# Clog 3 confirmed for R5?



## Chris.Chapterten (Aug 6, 2020)

I just had a brief conversation with someone on youtube. They are from Korea and said that Canon Korea had officially confirmed that CLOG 3 was coming to a firmware update for the R5. This would be great news. Can anyone confirm this?


----------



## vjlex (Aug 6, 2020)

Chris.Chapterten said:


> I just had a brief conversation with someone on youtube. They are from Korea and said that Canon Korea had officially confirmed that CLOG 3 was coming to a firmware update for the R5. This would be great news. Can anyone confirm this?



They're more than just rumors. They are directly stated by Canon that they are considering implementing them. Because it's straight from Canon, and not the rumor mill, I think it can be inferred that it's definitely coming, barring some extenuating circumstances.

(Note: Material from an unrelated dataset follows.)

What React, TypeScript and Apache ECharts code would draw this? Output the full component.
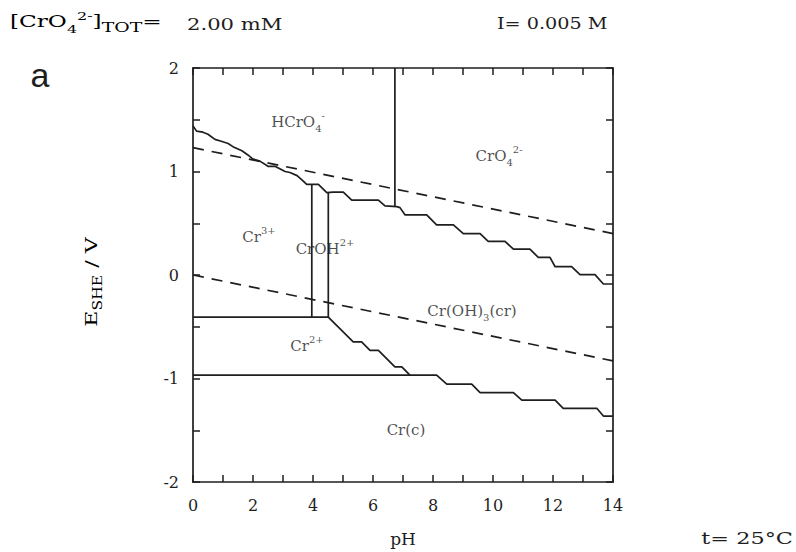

I don't know where it is on the English page, but on the Japanese page it is as follows:


*ファームアップでの対応を検討中の内容に関して*

フルHD／120Pの記録サイズ対応
すべての解像度およびフレームレートのRAWとIPBに低ビットレートモードを追加
Canon Log 3
The link to the page is here (Japanese; Canon USA seems to be down at the moment due to the ransomware attacks I imagine). It was also discussed in this thread.


----------



## koenkooi (Aug 6, 2020)

vjlex said:


> They're more than just rumors. They are directly stated by Canon that they are considering implementing them. Because it's straight from Canon, and not the rumor mill, I think it can be inferred that it's definitely coming, barring some extenuating circumstances.
> 
> I don't know where it is on the English page, but on the Japanese page it is as follows:
> 
> ...



'Considering' is doing a lot of heavy lifting in that sentence  I suspect the first firmware update will be the usual "Fix menu entry description in Bokmål", the next firmware update will add support for a new RF lens that needs even stranger corrections, the 3rd update will fix "AWB-W in challenging situations" and after that they might put in one of the 3 items above, likely the 1080p/120.


----------